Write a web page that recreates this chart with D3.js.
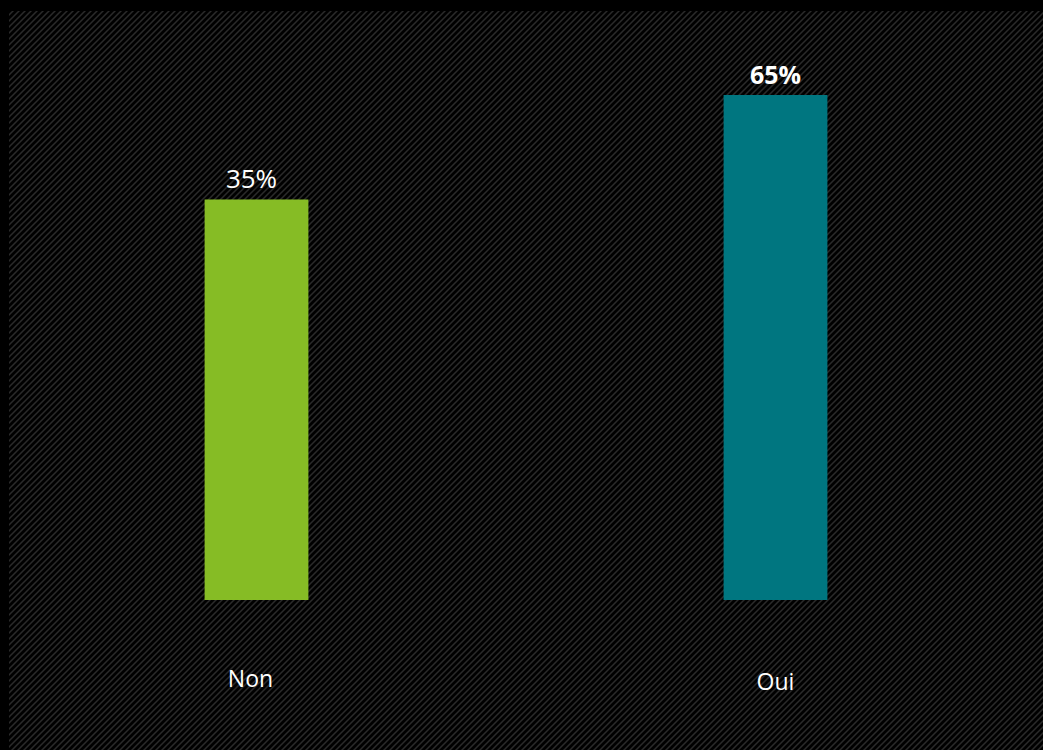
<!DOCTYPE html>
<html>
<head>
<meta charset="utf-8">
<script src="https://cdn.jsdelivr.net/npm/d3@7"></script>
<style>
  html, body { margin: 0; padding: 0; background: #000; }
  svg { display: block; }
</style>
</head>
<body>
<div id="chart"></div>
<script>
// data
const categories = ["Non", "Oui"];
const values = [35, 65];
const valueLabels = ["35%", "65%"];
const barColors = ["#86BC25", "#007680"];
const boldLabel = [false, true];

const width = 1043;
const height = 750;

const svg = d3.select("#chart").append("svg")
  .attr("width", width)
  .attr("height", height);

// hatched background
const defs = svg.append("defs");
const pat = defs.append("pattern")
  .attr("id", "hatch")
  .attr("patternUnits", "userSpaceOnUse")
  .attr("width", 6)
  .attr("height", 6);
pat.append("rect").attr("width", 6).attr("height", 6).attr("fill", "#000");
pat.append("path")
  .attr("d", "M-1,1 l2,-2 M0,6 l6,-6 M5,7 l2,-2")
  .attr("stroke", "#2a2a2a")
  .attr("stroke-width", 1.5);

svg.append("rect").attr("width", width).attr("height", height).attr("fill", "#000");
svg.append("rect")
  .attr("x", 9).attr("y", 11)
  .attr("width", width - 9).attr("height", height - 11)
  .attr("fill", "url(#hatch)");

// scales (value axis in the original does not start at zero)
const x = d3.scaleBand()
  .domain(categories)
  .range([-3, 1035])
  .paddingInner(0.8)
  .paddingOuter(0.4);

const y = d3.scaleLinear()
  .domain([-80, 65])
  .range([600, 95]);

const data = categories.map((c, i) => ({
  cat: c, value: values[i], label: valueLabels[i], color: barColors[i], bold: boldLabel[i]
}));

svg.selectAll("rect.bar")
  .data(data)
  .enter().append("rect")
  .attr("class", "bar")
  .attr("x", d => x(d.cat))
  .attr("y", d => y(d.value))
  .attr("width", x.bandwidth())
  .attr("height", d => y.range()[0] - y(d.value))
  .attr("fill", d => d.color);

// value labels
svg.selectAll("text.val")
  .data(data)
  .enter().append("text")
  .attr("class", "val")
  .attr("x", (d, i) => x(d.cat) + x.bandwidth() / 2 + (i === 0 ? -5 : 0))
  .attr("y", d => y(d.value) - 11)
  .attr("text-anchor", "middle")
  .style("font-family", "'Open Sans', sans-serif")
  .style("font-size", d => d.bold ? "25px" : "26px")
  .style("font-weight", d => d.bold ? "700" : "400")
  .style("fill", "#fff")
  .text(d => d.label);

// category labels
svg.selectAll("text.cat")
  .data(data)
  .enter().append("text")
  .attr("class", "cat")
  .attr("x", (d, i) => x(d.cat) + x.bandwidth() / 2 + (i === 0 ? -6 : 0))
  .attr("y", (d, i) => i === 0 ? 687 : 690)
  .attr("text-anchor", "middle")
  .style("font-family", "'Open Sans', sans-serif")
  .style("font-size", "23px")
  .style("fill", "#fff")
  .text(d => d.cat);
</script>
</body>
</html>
==
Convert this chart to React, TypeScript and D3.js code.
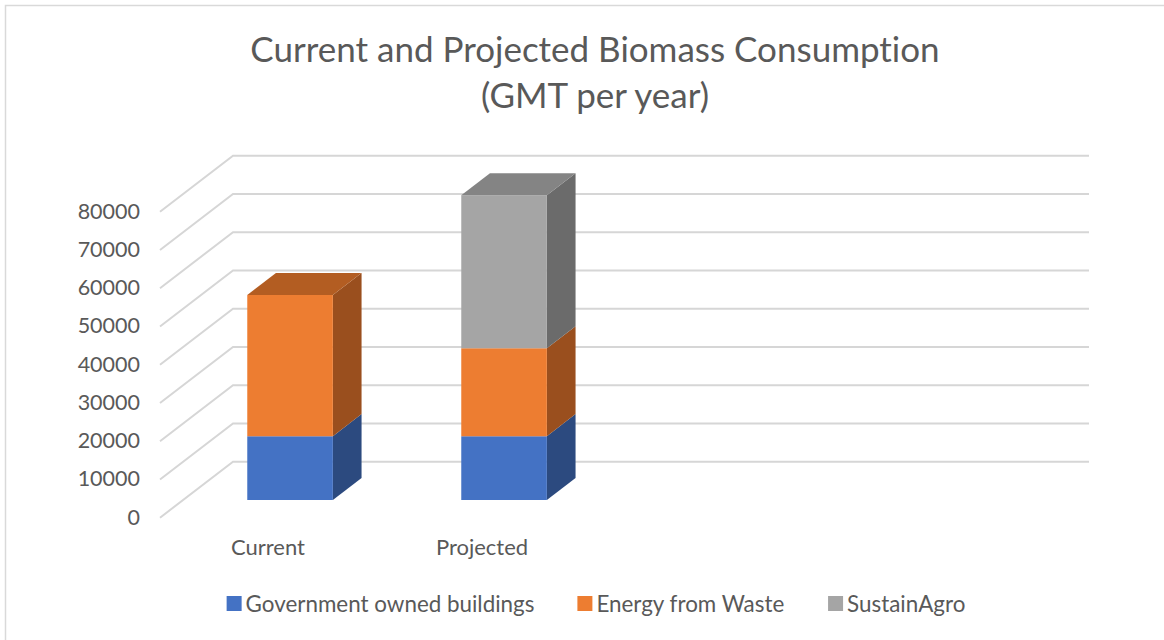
--
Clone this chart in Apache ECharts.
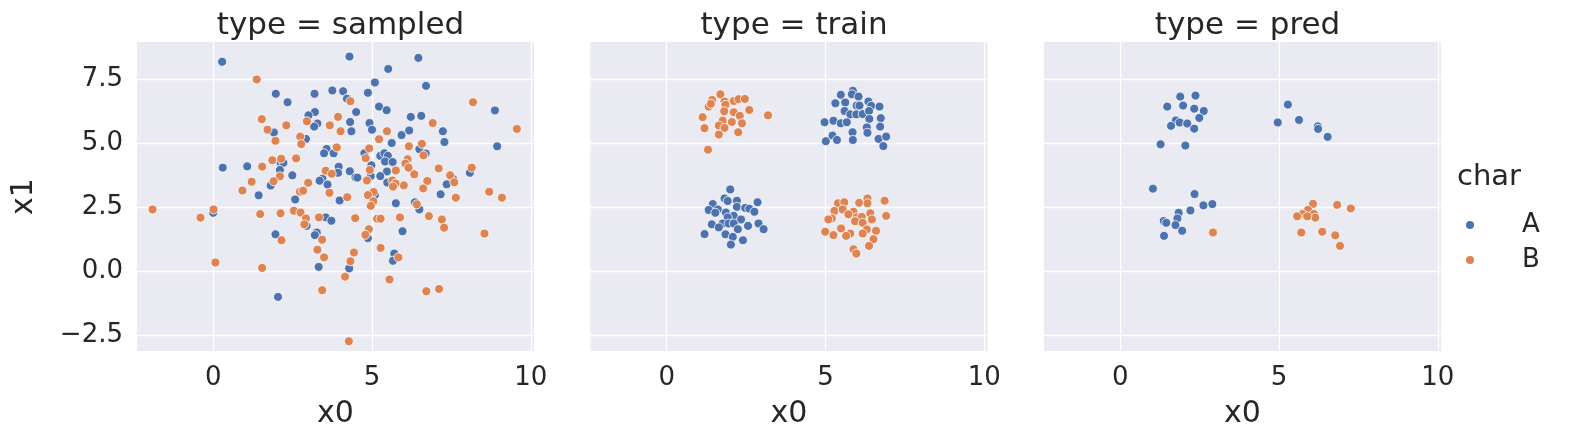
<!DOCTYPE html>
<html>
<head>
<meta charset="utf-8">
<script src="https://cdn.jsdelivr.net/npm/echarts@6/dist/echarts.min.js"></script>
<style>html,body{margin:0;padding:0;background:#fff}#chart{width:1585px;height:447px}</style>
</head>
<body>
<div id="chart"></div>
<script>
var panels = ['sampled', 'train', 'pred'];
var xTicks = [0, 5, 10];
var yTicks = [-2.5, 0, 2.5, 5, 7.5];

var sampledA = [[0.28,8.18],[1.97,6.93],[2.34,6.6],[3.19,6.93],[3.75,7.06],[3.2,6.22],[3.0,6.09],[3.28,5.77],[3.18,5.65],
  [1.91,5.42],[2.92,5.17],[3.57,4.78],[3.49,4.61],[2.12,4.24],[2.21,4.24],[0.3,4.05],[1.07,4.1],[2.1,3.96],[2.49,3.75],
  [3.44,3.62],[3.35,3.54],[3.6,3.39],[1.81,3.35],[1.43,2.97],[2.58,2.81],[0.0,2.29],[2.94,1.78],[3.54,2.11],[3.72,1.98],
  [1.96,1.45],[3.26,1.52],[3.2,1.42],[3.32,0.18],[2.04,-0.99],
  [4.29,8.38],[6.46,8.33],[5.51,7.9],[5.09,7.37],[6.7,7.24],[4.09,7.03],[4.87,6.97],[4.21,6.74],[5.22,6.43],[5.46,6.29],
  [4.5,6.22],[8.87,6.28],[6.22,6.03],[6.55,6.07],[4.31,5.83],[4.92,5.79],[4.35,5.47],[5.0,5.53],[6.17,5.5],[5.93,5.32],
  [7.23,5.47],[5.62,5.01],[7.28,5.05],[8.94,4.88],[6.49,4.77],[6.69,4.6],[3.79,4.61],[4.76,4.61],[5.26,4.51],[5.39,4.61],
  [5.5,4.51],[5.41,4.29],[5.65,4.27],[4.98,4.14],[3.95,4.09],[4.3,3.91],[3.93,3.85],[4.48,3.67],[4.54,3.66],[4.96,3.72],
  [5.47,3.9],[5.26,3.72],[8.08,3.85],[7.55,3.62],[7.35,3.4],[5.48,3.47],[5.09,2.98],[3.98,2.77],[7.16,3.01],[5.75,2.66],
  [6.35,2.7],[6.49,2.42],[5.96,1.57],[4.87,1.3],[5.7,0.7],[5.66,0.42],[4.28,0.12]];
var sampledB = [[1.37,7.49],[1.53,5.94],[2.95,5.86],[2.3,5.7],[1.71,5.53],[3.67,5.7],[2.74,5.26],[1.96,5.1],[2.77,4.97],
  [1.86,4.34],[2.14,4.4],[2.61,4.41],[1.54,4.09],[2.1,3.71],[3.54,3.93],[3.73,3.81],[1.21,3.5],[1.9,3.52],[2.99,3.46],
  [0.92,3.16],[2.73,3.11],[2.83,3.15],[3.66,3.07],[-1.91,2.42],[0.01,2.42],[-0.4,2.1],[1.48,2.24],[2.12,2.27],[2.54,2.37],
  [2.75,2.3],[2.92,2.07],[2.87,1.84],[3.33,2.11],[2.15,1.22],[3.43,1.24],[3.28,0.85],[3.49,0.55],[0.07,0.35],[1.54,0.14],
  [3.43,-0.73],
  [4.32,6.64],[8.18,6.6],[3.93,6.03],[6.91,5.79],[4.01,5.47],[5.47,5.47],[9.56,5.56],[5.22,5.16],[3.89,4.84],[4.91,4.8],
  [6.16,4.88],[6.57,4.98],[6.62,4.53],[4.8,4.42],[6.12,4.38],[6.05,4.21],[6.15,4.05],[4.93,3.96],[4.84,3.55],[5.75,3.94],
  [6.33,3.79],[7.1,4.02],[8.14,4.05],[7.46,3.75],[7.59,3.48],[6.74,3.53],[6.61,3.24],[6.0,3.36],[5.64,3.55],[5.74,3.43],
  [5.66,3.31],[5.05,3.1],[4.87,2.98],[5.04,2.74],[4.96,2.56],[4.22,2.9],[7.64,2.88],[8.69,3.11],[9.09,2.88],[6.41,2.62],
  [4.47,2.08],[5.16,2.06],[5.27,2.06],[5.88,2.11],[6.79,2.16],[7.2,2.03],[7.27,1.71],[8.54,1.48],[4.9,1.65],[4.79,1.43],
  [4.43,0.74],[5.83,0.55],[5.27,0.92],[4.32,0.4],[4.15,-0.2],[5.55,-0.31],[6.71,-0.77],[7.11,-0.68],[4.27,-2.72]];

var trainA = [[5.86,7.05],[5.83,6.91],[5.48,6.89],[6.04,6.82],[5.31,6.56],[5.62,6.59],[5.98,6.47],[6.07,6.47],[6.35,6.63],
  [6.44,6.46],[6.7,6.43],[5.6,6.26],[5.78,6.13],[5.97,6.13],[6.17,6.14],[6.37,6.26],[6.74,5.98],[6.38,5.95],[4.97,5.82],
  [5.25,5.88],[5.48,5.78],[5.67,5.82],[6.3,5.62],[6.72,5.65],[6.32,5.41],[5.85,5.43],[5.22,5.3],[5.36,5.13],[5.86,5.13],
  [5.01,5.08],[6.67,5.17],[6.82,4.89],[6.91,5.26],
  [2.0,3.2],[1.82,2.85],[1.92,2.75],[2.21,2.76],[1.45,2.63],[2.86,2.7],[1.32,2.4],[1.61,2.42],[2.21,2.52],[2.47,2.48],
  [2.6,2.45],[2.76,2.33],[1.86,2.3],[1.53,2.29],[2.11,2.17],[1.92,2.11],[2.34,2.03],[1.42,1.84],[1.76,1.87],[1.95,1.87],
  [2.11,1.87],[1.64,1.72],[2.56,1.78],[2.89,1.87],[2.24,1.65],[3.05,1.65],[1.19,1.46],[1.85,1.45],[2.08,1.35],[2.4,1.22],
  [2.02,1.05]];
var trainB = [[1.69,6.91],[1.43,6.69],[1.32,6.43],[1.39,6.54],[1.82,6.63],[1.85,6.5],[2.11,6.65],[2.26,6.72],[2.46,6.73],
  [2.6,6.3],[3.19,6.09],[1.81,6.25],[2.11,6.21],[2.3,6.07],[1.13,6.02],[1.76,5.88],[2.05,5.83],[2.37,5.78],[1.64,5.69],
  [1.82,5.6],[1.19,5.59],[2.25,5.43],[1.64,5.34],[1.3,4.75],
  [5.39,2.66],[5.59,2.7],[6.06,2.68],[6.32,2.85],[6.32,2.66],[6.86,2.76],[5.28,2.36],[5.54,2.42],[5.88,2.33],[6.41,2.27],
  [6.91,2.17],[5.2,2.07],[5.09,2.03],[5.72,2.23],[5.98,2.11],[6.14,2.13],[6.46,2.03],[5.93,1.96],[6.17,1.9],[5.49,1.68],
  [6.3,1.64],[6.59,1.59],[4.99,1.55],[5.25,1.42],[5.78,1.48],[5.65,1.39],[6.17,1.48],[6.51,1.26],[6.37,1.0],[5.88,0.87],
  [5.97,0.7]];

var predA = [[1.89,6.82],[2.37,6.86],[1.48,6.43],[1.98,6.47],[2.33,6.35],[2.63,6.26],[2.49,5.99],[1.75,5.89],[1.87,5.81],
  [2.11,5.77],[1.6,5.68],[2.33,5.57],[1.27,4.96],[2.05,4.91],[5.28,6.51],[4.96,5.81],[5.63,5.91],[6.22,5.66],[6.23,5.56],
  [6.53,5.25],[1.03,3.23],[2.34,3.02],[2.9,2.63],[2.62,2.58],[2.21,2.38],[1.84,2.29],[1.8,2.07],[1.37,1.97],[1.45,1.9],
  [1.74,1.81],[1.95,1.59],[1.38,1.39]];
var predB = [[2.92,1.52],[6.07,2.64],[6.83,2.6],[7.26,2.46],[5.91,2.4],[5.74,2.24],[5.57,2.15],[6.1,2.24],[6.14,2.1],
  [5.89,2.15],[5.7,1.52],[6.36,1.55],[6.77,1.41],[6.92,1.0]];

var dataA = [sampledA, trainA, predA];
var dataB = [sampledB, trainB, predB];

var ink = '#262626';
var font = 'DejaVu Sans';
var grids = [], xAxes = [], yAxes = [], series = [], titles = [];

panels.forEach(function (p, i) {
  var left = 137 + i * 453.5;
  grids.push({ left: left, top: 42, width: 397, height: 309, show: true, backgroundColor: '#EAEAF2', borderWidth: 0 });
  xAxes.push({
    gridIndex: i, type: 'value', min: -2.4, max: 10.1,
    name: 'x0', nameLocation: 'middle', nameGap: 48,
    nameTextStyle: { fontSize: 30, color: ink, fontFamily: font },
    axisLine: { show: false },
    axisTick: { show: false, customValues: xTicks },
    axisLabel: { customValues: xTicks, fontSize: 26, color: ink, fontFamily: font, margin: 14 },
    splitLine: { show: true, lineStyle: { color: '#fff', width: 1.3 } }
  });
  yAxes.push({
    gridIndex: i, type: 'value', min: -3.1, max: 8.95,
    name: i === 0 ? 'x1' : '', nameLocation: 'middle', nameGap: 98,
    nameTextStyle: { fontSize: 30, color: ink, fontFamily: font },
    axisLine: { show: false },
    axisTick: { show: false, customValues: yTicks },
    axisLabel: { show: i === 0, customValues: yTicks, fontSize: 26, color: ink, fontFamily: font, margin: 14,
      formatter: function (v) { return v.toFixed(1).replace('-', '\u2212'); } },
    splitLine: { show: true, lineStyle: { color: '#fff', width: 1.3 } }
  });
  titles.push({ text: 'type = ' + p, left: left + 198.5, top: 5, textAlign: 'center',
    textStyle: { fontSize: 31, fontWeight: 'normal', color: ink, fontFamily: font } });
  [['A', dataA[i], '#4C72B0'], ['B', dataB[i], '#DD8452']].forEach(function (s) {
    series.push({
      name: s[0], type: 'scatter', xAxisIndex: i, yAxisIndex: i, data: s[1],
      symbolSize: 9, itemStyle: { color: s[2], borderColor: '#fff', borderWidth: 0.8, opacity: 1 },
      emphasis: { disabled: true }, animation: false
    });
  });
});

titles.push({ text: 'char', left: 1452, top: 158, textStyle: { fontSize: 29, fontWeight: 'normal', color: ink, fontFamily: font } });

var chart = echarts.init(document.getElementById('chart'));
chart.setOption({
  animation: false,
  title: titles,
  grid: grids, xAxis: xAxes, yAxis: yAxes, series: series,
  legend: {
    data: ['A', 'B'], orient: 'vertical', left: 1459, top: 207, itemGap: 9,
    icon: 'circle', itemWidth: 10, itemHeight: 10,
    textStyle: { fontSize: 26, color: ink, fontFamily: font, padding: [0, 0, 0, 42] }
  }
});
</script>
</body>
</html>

Exercise goal
Working from the entries above, reproduce exactly and only the lines beginning with the line that has "Clone this chart in Apache ECharts." and ending with the line that has "var yTicks = [-2.5, 0, 2.5, 5, 7.5];"; omit all pictures.

Task answer
Clone this chart in Apache ECharts.
<!DOCTYPE html>
<html>
<head>
<meta charset="utf-8">
<script src="https://cdn.jsdelivr.net/npm/echarts@6/dist/echarts.min.js"></script>
<style>html,body{margin:0;padding:0;background:#fff}#chart{width:1585px;height:447px}</style>
</head>
<body>
<div id="chart"></div>
<script>
var panels = ['sampled', 'train', 'pred'];
var xTicks = [0, 5, 10];
var yTicks = [-2.5, 0, 2.5, 5, 7.5];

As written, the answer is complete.